Anyone who spent a moment of time in the belly of a corporation, especially a Fortune 500 corporation knows that most of this list constitutes "performance standards" within those organizations.  Personally, I witnessed those exact behaviors within two medical devices corporations, repeatedly, from corporate execs and the actions of the corporation.  In fact, any corporation that does not act psychopathically is violating US law by not protecting the interests of its investors above all other considerations.  Corporate ethics are very different from human ethics.

Robert Pirsig, in his book Lila, wrote about society being the higher animal: the entity that is the next, massive, step up the food chain from individual humans.  One piece of critical information that he missed is that the individual members of US society are corporations, not humans.  Individual humans are nothing more than cogs in the wheels of corporations.  The society we serve is populated by corporations, not humans.  Humans are two steps removed from being at the top of the world's food chain.  If individual humans decide to act in their own interests, which will usually be opposed to the interests of corporations, the corporations simply force their governments to ignore that human intervention.  That is what happened in this election.

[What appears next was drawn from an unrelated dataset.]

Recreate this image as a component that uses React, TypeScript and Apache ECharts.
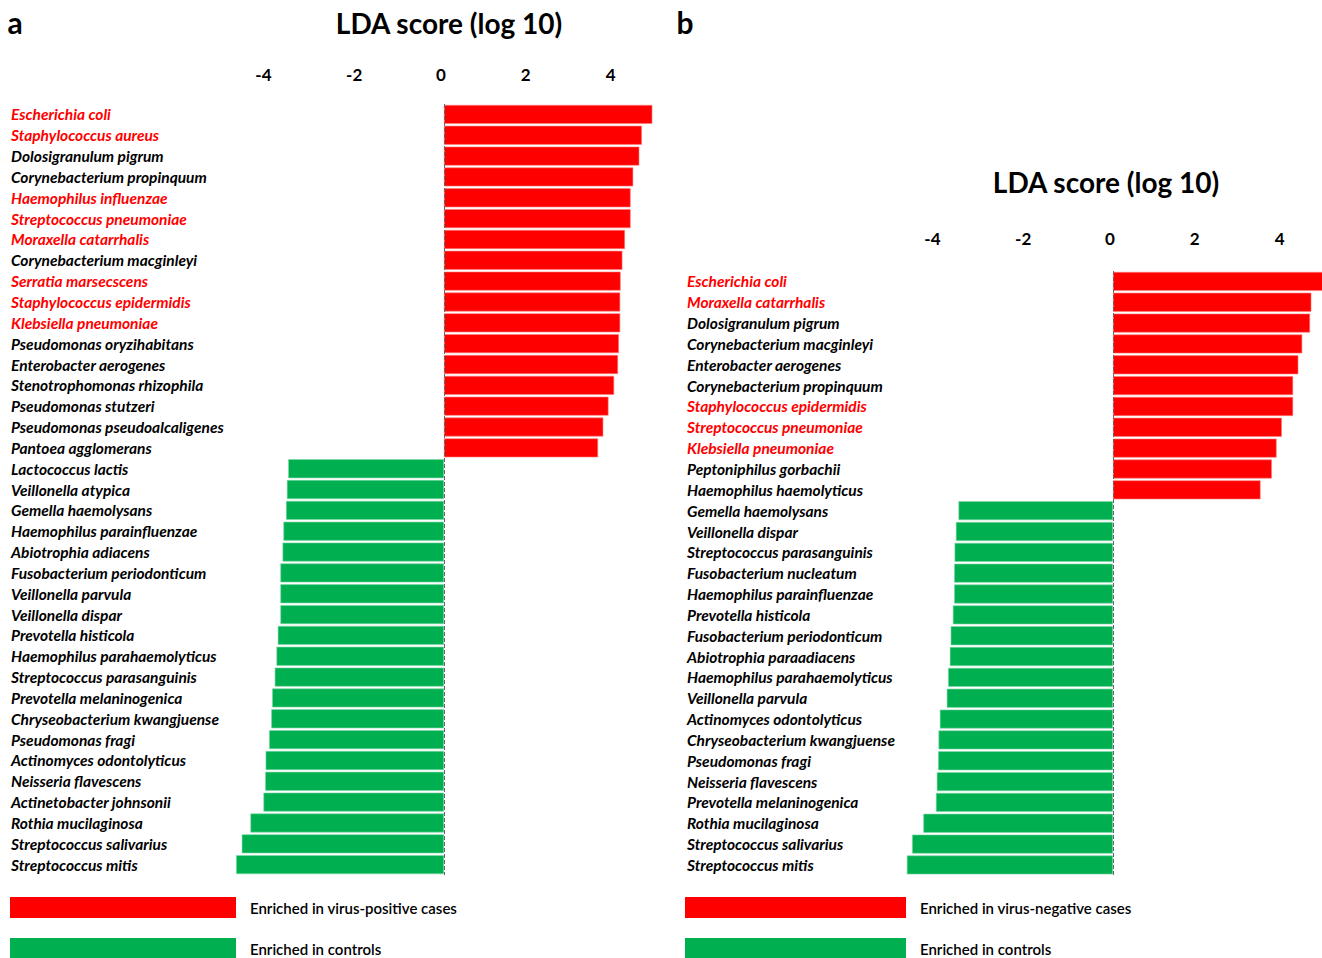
import React, { useEffect, useRef } from "react";
import * as echarts from "echarts";

// ---------- Data ----------
const categoriesA = [
  "Escherichia coli",
  "Staphylococcus aureus",
  "Dolosigranulum pigrum",
  "Corynebacterium propinquum",
  "Haemophilus influenzae",
  "Streptococcus pneumoniae",
  "Moraxella catarrhalis",
  "Corynebacterium macginleyi",
  "Serratia marsecscens",
  "Staphylococcus epidermidis",
  "Klebsiella pneumoniae",
  "Pseudomonas oryzihabitans",
  "Enterobacter aerogenes",
  "Stenotrophomonas rhizophila",
  "Pseudomonas stutzeri",
  "Pseudomonas pseudoalcaligenes",
  "Pantoea agglomerans",
  "Lactococcus lactis",
  "Veillonella atypica",
  "Gemella haemolysans",
  "Haemophilus parainfluenzae",
  "Abiotrophia adiacens",
  "Fusobacterium periodonticum",
  "Veillonella parvula",
  "Veillonella dispar",
  "Prevotella histicola",
  "Haemophilus parahaemolyticus",
  "Streptococcus parasanguinis",
  "Prevotella melaninogenica",
  "Chryseobacterium kwangjuense",
  "Pseudomonas fragi",
  "Actinomyces odontolyticus",
  "Neisseria flavescens",
  "Actinetobacter johnsonii",
  "Rothia mucilaginosa",
  "Streptococcus salivarius",
  "Streptococcus mitis",
];
const valuesA = [
  4.8, 4.56, 4.5, 4.36, 4.3, 4.3, 4.17, 4.11, 4.07, 4.06, 4.06, 4.03, 4.01,
  3.92, 3.79, 3.67, 3.55,
  -3.59, -3.62, -3.64, -3.7, -3.72, -3.77, -3.77, -3.77, -3.83, -3.86, -3.9,
  -3.96, -3.98, -4.03, -4.11, -4.12, -4.16, -4.46, -4.66, -4.79,
];
const redLabelsA = [
  "Escherichia coli",
  "Staphylococcus aureus",
  "Haemophilus influenzae",
  "Streptococcus pneumoniae",
  "Moraxella catarrhalis",
  "Serratia marsecscens",
  "Staphylococcus epidermidis",
  "Klebsiella pneumoniae",
];

const categoriesB = [
  "Escherichia coli",
  "Moraxella catarrhalis",
  "Dolosigranulum pigrum",
  "Corynebacterium macginleyi",
  "Enterobacter aerogenes",
  "Corynebacterium propinquum",
  "Staphylococcus epidermidis",
  "Streptococcus pneumoniae",
  "Klebsiella pneumoniae",
  "Peptoniphilus gorbachii",
  "Haemophilus haemolyticus",
  "Gemella haemolysans",
  "Veillonella dispar",
  "Streptococcus parasanguinis",
  "Fusobacterium nucleatum",
  "Haemophilus parainfluenzae",
  "Prevotella histicola",
  "Fusobacterium periodonticum",
  "Abiotrophia paraadiacens",
  "Haemophilus parahaemolyticus",
  "Veillonella parvula",
  "Actinomyces odontolyticus",
  "Chryseobacterium kwangjuense",
  "Pseudomonas fragi",
  "Neisseria flavescens",
  "Prevotella melaninogenica",
  "Rothia mucilaginosa",
  "Streptococcus salivarius",
  "Streptococcus mitis",
];
const valuesB = [
  4.9, 4.57, 4.54, 4.36, 4.27, 4.15, 4.15, 3.89, 3.77, 3.66, 3.4,
  -3.56, -3.62, -3.65, -3.66, -3.66, -3.69, -3.74, -3.76, -3.8, -3.83, -3.99,
  -4.02, -4.03, -4.06, -4.08, -4.37, -4.63, -4.75,
];
const redLabelsB = [
  "Escherichia coli",
  "Moraxella catarrhalis",
  "Staphylococcus epidermidis",
  "Streptococcus pneumoniae",
  "Klebsiella pneumoniae",
];

const tickLabels = ["-4", "-2", "0", "2", "4"];
const axisTitle = "LDA score (log 10)";
const legendA = ["Enriched in virus-positive cases", "Enriched in controls"];
const legendB = ["Enriched in virus-negative cases", "Enriched in controls"];

// ---------- Styles ----------
const RED = "#ff0000";
const GREEN = "#00b050";
const FONT = "Lato";
const PX_PER_UNIT = 43.4;
const AXIS_MIN = -6;
const AXIS_MAX = 6;
// small leftward nudge of each tick label (style key per tick)
const tickStyleKey: Record<string, string> = { "-4": "s7", "-2": "s3", "0": "s3", "2": "s5", "4": "s7" };

function App() {
  const ref = useRef<HTMLDivElement>(null);

  useEffect(() => {
    if (!ref.current) return;
    const chart = echarts.init(ref.current, null, { renderer: "svg" });

    const zeroA = 444;
    const zeroB = 1113;
    const rowH = 20.84;
    const topA = 104;
    const topB = 271;
    const gridW = (AXIS_MAX - AXIS_MIN) * PX_PER_UNIT;
    const leftA = zeroA + AXIS_MIN * PX_PER_UNIT;
    const leftB = zeroB + AXIS_MIN * PX_PER_UNIT;

    const tickFont = { fontSize: 17, fontWeight: "bold", fontFamily: FONT, color: "#000" };

    const xAxisCommon = (gridIndex: number, margin: number) => ({
      type: "value",
      gridIndex,
      position: "top",
      min: AXIS_MIN,
      max: AXIS_MAX,
      interval: 2,
      axisLine: { show: false },
      axisTick: { show: false },
      splitLine: { show: false },
      axisLabel: {
        margin,
        ...tickFont,
        formatter: (v: number) => {
          const s = String(v);
          if (tickLabels.indexOf(s) < 0) return "";
          return `{${tickStyleKey[s]}|${s}}`;
        },
        rich: {
          s3: { ...tickFont, padding: [0, 6, 0, 0] },
          s5: { ...tickFont, padding: [0, 10, 0, 0] },
          s7: { ...tickFont, padding: [0, 14, 0, 0] },
        },
      },
    });

    const yAxisCommon = (
      gridIndex: number,
      cats: string[],
      reds: string[],
      margin: number
    ) => ({
      type: "category",
      gridIndex,
      data: cats,
      inverse: true,
      axisLine: { show: false },
      axisTick: { show: false },
      splitLine: { show: false },
      axisLabel: {
        interval: 0,
        align: "left",
        margin,
        fontSize: 15.5,
        fontStyle: "italic",
        fontWeight: "bold",
        fontFamily: FONT,
        color: (value: string) => (reds.indexOf(value) >= 0 ? RED : "#000"),
      },
    });

    const barSeries = (idx: number, vals: number[]) => ({
      type: "bar",
      xAxisIndex: idx,
      yAxisIndex: idx,
      barCategoryGap: "9%",
      data: vals.map((v) => ({
        value: v,
        itemStyle: {
          color: v > 0 ? RED : GREEN,
          borderColor: v > 0 ? "#ff8080" : "#80d8a8",
          borderWidth: 0.6,
        },
      })),
      markLine: {
        silent: true,
        symbol: ["none", "none"],
        label: { show: false },
        lineStyle: { type: "dashed", color: "#666", width: 1 },
        data: [{ xAxis: 0 }],
      },
    });

    const legendBlock = (x: number, rectW: number, textX: number, texts: string[]) => [
      { type: "rect", shape: { x, y: 897, width: rectW, height: 21 }, style: { fill: RED } },
      { type: "rect", shape: { x, y: 938, width: rectW, height: 21 }, style: { fill: GREEN } },
      {
        type: "text",
        x: textX,
        y: 908,
        style: {
          text: texts[0],
          font: `600 15px ${FONT}`,
          fill: "#000",
          textVerticalAlign: "middle",
          verticalAlign: "middle",
        },
      },
      {
        type: "text",
        x: textX,
        y: 949,
        style: {
          text: texts[1],
          font: `600 15px ${FONT}`,
          fill: "#000",
          textVerticalAlign: "middle",
          verticalAlign: "middle",
        },
      },
    ];

    const titleText = (cx: number, cy: number, text: string, size: number) => ({
      type: "text",
      x: cx,
      y: cy,
      style: {
        text,
        font: `bold ${size}px ${FONT}`,
        fill: "#000",
        align: "center",
        verticalAlign: "middle",
        textAlign: "center",
        textVerticalAlign: "middle",
      },
    });

    chart.setOption({
      animation: false,
      backgroundColor: "#fff",
      grid: [
        {
          left: leftA,
          top: topA,
          width: gridW,
          height: rowH * categoriesA.length,
          outerBoundsMode: "none",
          containLabel: false,
        },
        {
          left: leftB,
          top: topB,
          width: gridW,
          height: rowH * categoriesB.length,
          outerBoundsMode: "none",
          containLabel: false,
        },
      ],
      xAxis: [xAxisCommon(0, 21), xAxisCommon(1, 24)],
      yAxis: [
        yAxisCommon(0, categoriesA, redLabelsA, leftA - 11),
        yAxisCommon(1, categoriesB, redLabelsB, leftB - 687),
      ],
      series: [barSeries(0, valuesA), barSeries(1, valuesB)],
      graphic: [
        titleText(15, 22, "a", 30),
        titleText(685, 22, "b", 30),
        titleText(449, 23, axisTitle, 28),
        titleText(1106, 182, axisTitle, 28),
        ...legendBlock(10, 226, 250, legendA),
        ...legendBlock(685, 221, 920, legendB),
      ],
    });

    return () => chart.dispose();
  }, []);

  return (
    <div
      ref={ref}
      style={{ position: "fixed", left: 0, top: 0, width: 1322, height: 958 }}
    />
  );
}

export default App;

Currently (and for the last 100 years), Republicans are the purest corporate political party, but they are followed closely by the Democrats.  Both parties are sponsored and directed by their corporate masters and neither offer a hopeful choice to individual citizens.  Without the sponsorship of corporations and their executives, neither party would attract much attention or loyalty from individual citizens.  The only intelligent citizens who do pay serious attention to the major parties are CEOs and wanna-be-CEOs.

CEOs are not necessarily evil folks, although they are certainly not the kind of people that you'd invite to your home for dinner with your family.  However, acting to serve the needs of the institutions of which they are barely a vital organ, they regularly do evil deeds.  The gigantic salaries they receive induce them to do whatever evil tasks their corporate group-mind needs done, even when those acts are obviously harmful to the world, the nation, and their communities.  With the assets of the corporation, CEOs have caused an amazing amount of damage to our democracy and the nation.

The politicians who write laws to benefit corporations, at the expense of the lives of the individuals and communities they pretend to represent, are probably not evil.  But, the organizations that put them in their offices are absolutely evil by design.  So, the laws the politicians write and promote have harmful intent and effect.  In this case, the ends and the means are identical. 

The corporation has not been a successful organization, from an evolutionary standpoint.  Corporations have served to promote overpopulation, world-climate-altering pollution, vanishing natural resources, and heartless social injustice.  The corporate social model is self-destructive and it may destroy the species that serves it.  It has already destroyed our representative democracy.  If the US continues to export this form of government to the world, most of us may live to reap the "rewards."  A psychopath, in any form, is a dangerous, irrational being.  Allowing psychopathic institutions to direct the nation's political system is suicidal.